Before class, students will read three short articles about same topic but from different perspectives or in different source types (popular, trade, and peer-reviewed) and brings a short summary of each.

Three Sample Articles:

Discussion

Put the students into three groups and assign each group an article and have them answer the following questions.

  1. How does the author establish his / credibility and authority with his audience? Consider the use of supporting evidence and genre conventions in the article. Look at how author describes or positions himself in the article. Also examine word choice and diction used in the article.
  2. How well does the author use and engage with outside sources? How well does s/he contribute to the scholarly conversation regarding this topic?

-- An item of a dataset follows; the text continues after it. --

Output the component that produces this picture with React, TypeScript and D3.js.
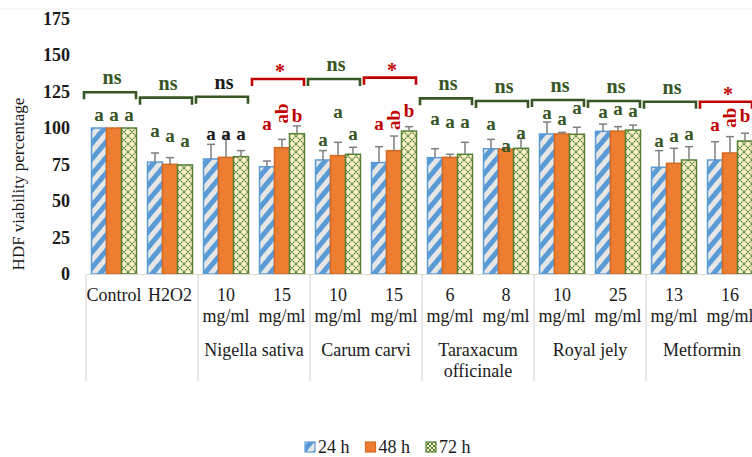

Each group reports with a brief summary of their assigned article and answers to these questions.

It’s helpful if the teacher has a grid on the board / projected on a screen and writes / enters students’ answers.

ARTICLE Authority Scholarship
“People Analytics ‘Moneyball’ for Human Resources” Washington Post
“The Geeks Arrive In HR: People Analytics Is Here” Forbes.com
“In ‘People Analytics,’ You’re not a Human; You’re a Data Point” WSJ

 

This activity shows students how writers can create their supposed authority on a subject and to be skeptical of a writer’s claims. It also shows how a writer’s authority and credibility often relies on his use of outside research.